**** MATERIAL PROVIDED ****
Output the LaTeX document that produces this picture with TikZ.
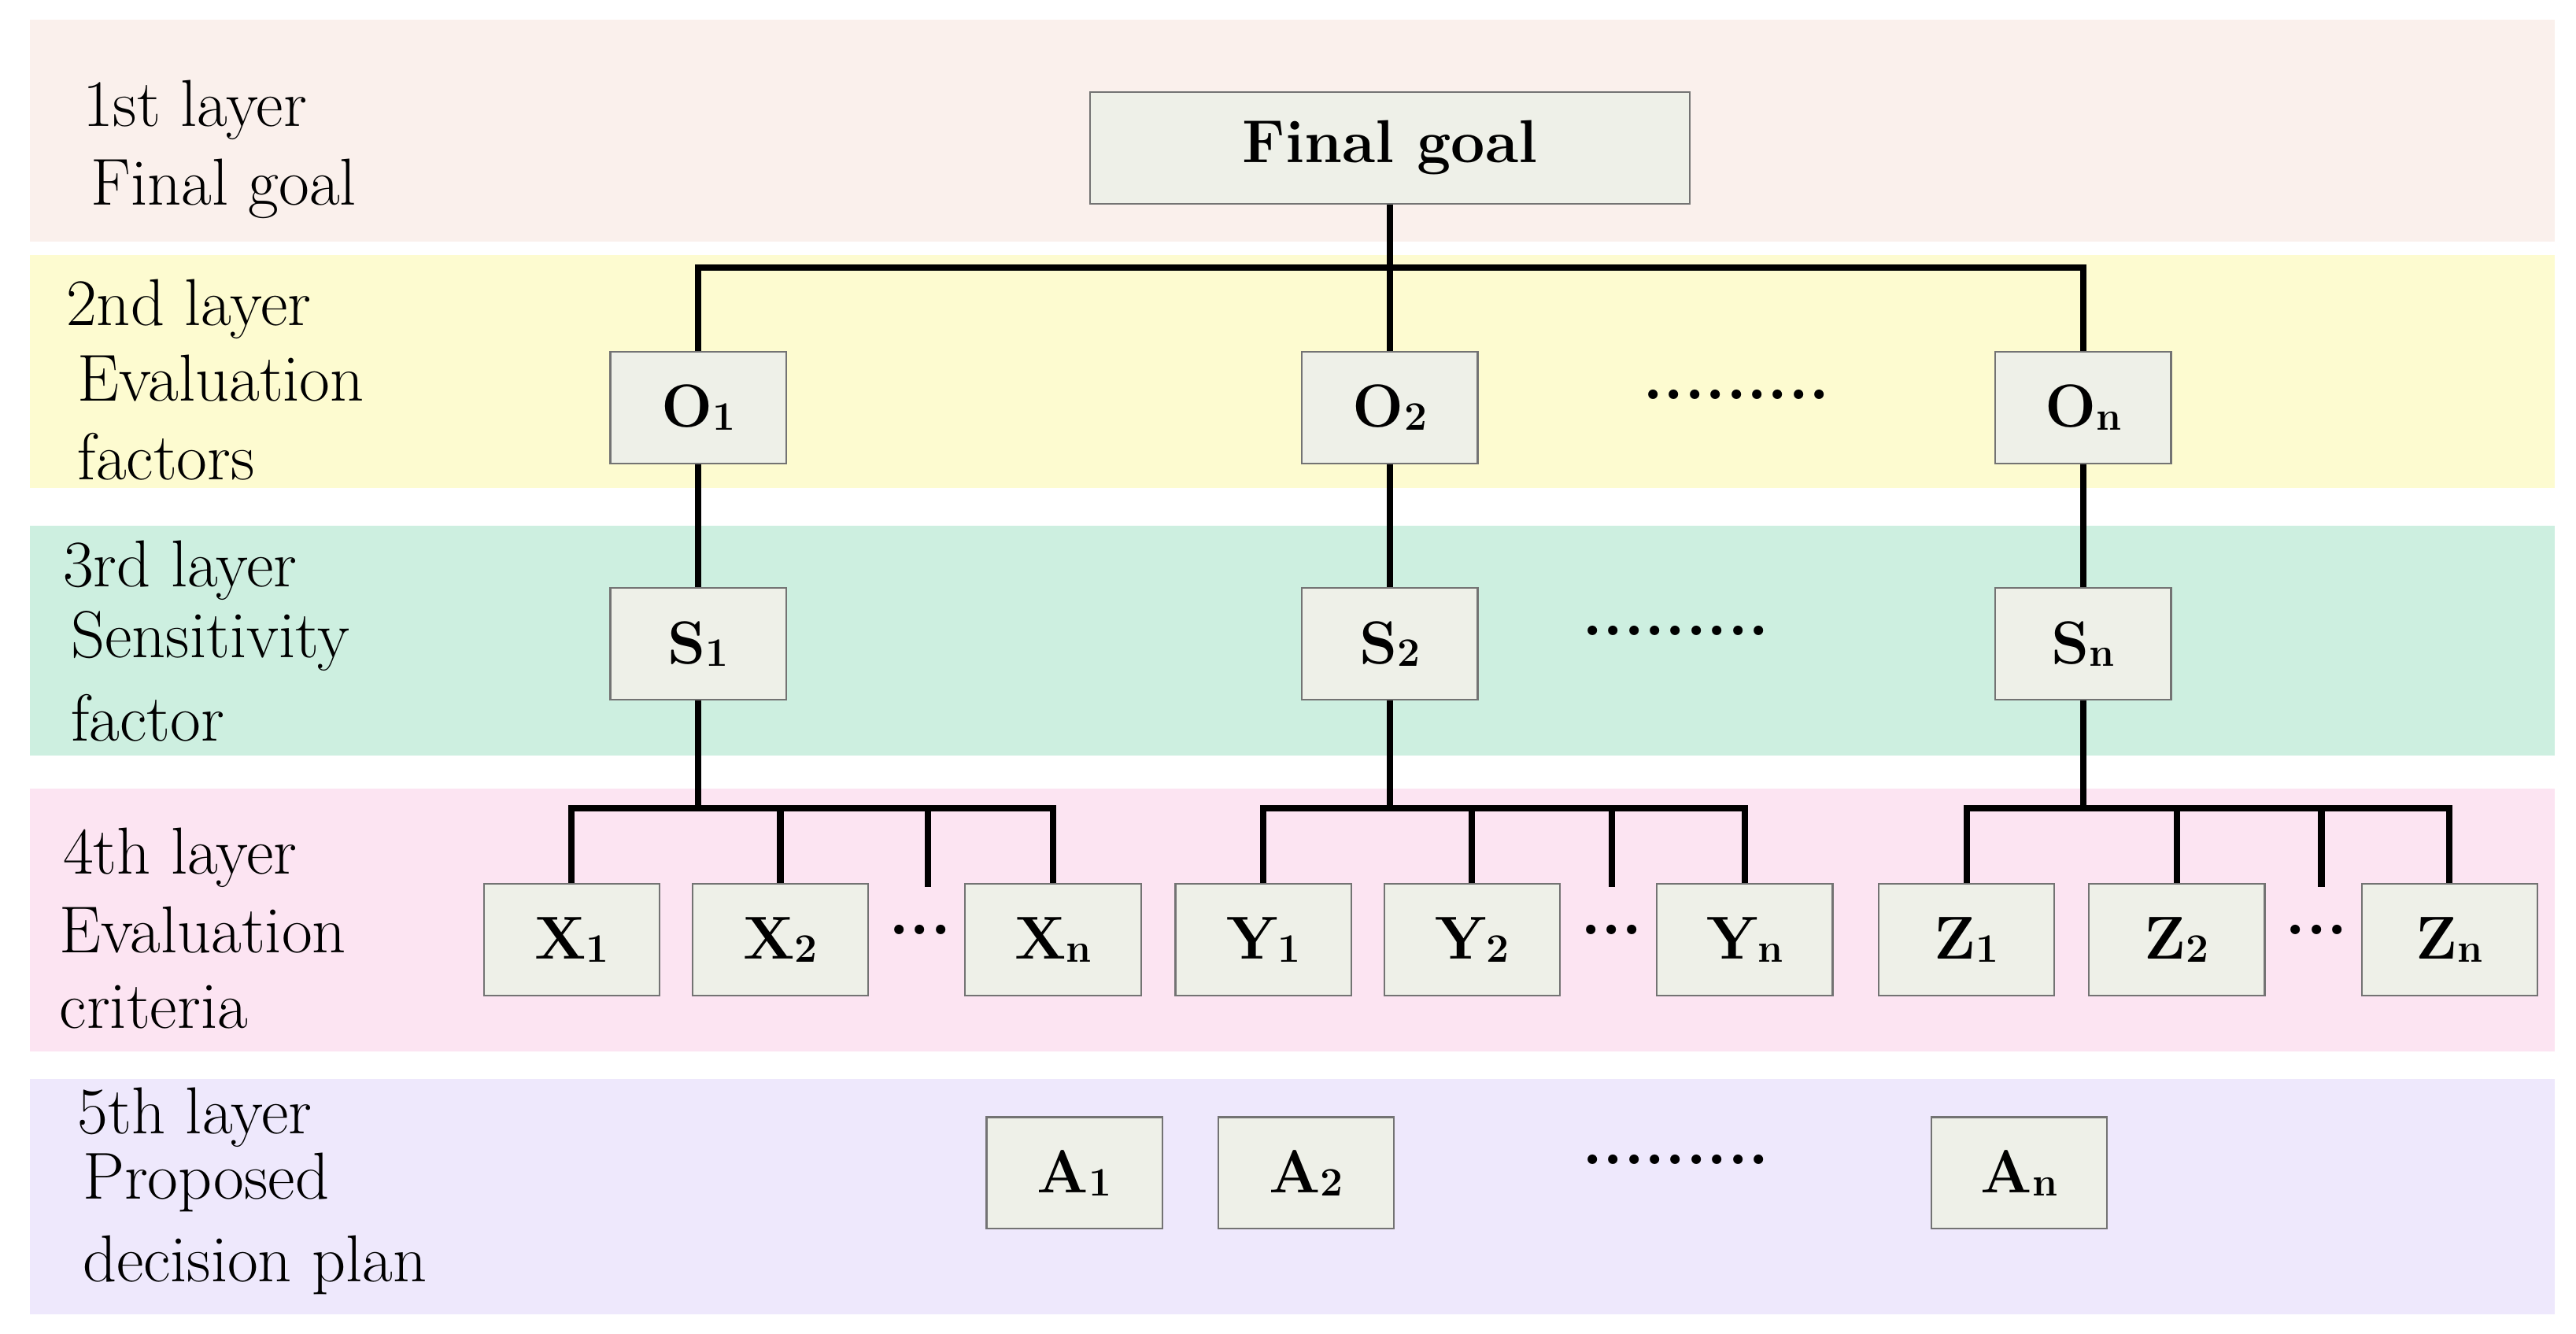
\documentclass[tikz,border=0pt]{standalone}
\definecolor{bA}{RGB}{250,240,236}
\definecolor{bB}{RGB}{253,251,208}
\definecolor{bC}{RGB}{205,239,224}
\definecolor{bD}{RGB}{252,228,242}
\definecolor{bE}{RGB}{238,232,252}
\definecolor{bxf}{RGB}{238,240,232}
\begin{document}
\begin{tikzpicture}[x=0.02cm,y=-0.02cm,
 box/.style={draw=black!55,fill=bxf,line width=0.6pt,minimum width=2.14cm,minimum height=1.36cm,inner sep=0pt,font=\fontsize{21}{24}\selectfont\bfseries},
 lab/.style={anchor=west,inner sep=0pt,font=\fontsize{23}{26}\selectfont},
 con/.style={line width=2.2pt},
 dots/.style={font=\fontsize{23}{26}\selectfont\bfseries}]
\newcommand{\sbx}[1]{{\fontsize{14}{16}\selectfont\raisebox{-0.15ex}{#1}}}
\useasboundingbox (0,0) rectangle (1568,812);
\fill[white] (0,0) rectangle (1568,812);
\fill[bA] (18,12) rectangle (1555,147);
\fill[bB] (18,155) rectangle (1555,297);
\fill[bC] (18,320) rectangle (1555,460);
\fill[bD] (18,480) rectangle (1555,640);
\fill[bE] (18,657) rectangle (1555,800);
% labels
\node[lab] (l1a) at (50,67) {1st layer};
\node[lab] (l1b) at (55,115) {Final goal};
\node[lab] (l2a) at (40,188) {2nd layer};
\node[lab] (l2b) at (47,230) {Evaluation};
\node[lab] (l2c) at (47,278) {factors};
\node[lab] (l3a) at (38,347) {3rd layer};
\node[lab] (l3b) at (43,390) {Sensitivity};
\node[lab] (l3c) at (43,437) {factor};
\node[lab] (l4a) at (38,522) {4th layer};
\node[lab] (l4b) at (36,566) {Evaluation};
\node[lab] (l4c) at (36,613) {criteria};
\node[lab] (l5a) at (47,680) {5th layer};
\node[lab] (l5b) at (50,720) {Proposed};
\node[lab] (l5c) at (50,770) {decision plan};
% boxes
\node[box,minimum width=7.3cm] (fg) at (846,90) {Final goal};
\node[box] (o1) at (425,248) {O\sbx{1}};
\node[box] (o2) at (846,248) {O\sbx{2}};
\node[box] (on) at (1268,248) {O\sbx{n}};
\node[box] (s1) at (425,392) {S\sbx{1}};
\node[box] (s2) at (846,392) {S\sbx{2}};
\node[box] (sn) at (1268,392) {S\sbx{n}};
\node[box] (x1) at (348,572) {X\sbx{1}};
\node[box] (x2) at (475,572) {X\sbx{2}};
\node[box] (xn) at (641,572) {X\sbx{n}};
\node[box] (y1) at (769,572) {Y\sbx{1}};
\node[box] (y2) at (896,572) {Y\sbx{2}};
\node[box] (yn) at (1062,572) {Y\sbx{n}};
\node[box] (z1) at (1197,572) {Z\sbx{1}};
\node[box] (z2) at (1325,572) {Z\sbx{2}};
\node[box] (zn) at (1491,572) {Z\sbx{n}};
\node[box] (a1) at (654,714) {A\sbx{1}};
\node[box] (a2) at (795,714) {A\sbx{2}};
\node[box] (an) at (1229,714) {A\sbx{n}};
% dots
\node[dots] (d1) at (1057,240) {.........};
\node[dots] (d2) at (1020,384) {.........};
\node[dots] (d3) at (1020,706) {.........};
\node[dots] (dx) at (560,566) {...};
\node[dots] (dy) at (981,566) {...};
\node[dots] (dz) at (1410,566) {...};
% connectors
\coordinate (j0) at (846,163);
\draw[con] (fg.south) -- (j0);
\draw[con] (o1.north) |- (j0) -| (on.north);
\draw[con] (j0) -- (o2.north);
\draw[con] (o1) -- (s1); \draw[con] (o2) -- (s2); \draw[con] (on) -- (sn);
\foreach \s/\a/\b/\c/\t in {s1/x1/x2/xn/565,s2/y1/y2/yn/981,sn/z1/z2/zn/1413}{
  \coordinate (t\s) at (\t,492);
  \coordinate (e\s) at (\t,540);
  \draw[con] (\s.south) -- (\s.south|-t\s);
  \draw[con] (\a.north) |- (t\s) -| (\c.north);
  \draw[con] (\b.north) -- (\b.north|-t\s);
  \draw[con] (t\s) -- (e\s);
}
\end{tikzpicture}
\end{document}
****
[THE REQUEST]:
Leave out the pictures and output the rest of the material exactly as written.

[CORRECT RESULT]:
Output the LaTeX document that produces this picture with TikZ.
\documentclass[tikz,border=0pt]{standalone}
\definecolor{bA}{RGB}{250,240,236}
\definecolor{bB}{RGB}{253,251,208}
\definecolor{bC}{RGB}{205,239,224}
\definecolor{bD}{RGB}{252,228,242}
\definecolor{bE}{RGB}{238,232,252}
\definecolor{bxf}{RGB}{238,240,232}
\begin{document}
\begin{tikzpicture}[x=0.02cm,y=-0.02cm,
 box/.style={draw=black!55,fill=bxf,line width=0.6pt,minimum width=2.14cm,minimum height=1.36cm,inner sep=0pt,font=\fontsize{21}{24}\selectfont\bfseries},
 lab/.style={anchor=west,inner sep=0pt,font=\fontsize{23}{26}\selectfont},
 con/.style={line width=2.2pt},
 dots/.style={font=\fontsize{23}{26}\selectfont\bfseries}]
\newcommand{\sbx}[1]{{\fontsize{14}{16}\selectfont\raisebox{-0.15ex}{#1}}}
\useasboundingbox (0,0) rectangle (1568,812);
\fill[white] (0,0) rectangle (1568,812);
\fill[bA] (18,12) rectangle (1555,147);
\fill[bB] (18,155) rectangle (1555,297);
\fill[bC] (18,320) rectangle (1555,460);
\fill[bD] (18,480) rectangle (1555,640);
\fill[bE] (18,657) rectangle (1555,800);
% labels
\node[lab] (l1a) at (50,67) {1st layer};
\node[lab] (l1b) at (55,115) {Final goal};
\node[lab] (l2a) at (40,188) {2nd layer};
\node[lab] (l2b) at (47,230) {Evaluation};
\node[lab] (l2c) at (47,278) {factors};
\node[lab] (l3a) at (38,347) {3rd layer};
\node[lab] (l3b) at (43,390) {Sensitivity};
\node[lab] (l3c) at (43,437) {factor};
\node[lab] (l4a) at (38,522) {4th layer};
\node[lab] (l4b) at (36,566) {Evaluation};
\node[lab] (l4c) at (36,613) {criteria};
\node[lab] (l5a) at (47,680) {5th layer};
\node[lab] (l5b) at (50,720) {Proposed};
\node[lab] (l5c) at (50,770) {decision plan};
% boxes
\node[box,minimum width=7.3cm] (fg) at (846,90) {Final goal};
\node[box] (o1) at (425,248) {O\sbx{1}};
\node[box] (o2) at (846,248) {O\sbx{2}};
\node[box] (on) at (1268,248) {O\sbx{n}};
\node[box] (s1) at (425,392) {S\sbx{1}};
\node[box] (s2) at (846,392) {S\sbx{2}};
\node[box] (sn) at (1268,392) {S\sbx{n}};
\node[box] (x1) at (348,572) {X\sbx{1}};
\node[box] (x2) at (475,572) {X\sbx{2}};
\node[box] (xn) at (641,572) {X\sbx{n}};
\node[box] (y1) at (769,572) {Y\sbx{1}};
\node[box] (y2) at (896,572) {Y\sbx{2}};
\node[box] (yn) at (1062,572) {Y\sbx{n}};
\node[box] (z1) at (1197,572) {Z\sbx{1}};
\node[box] (z2) at (1325,572) {Z\sbx{2}};
\node[box] (zn) at (1491,572) {Z\sbx{n}};
\node[box] (a1) at (654,714) {A\sbx{1}};
\node[box] (a2) at (795,714) {A\sbx{2}};
\node[box] (an) at (1229,714) {A\sbx{n}};
% dots
\node[dots] (d1) at (1057,240) {.........};
\node[dots] (d2) at (1020,384) {.........};
\node[dots] (d3) at (1020,706) {.........};
\node[dots] (dx) at (560,566) {...};
\node[dots] (dy) at (981,566) {...};
\node[dots] (dz) at (1410,566) {...};
% connectors
\coordinate (j0) at (846,163);
\draw[con] (fg.south) -- (j0);
\draw[con] (o1.north) |- (j0) -| (on.north);
\draw[con] (j0) -- (o2.north);
\draw[con] (o1) -- (s1); \draw[con] (o2) -- (s2); \draw[con] (on) -- (sn);
\foreach \s/\a/\b/\c/\t in {s1/x1/x2/xn/565,s2/y1/y2/yn/981,sn/z1/z2/zn/1413}{
  \coordinate (t\s) at (\t,492);
  \coordinate (e\s) at (\t,540);
  \draw[con] (\s.south) -- (\s.south|-t\s);
  \draw[con] (\a.north) |- (t\s) -| (\c.north);
  \draw[con] (\b.north) -- (\b.north|-t\s);
  \draw[con] (t\s) -- (e\s);
}
\end{tikzpicture}
\end{document}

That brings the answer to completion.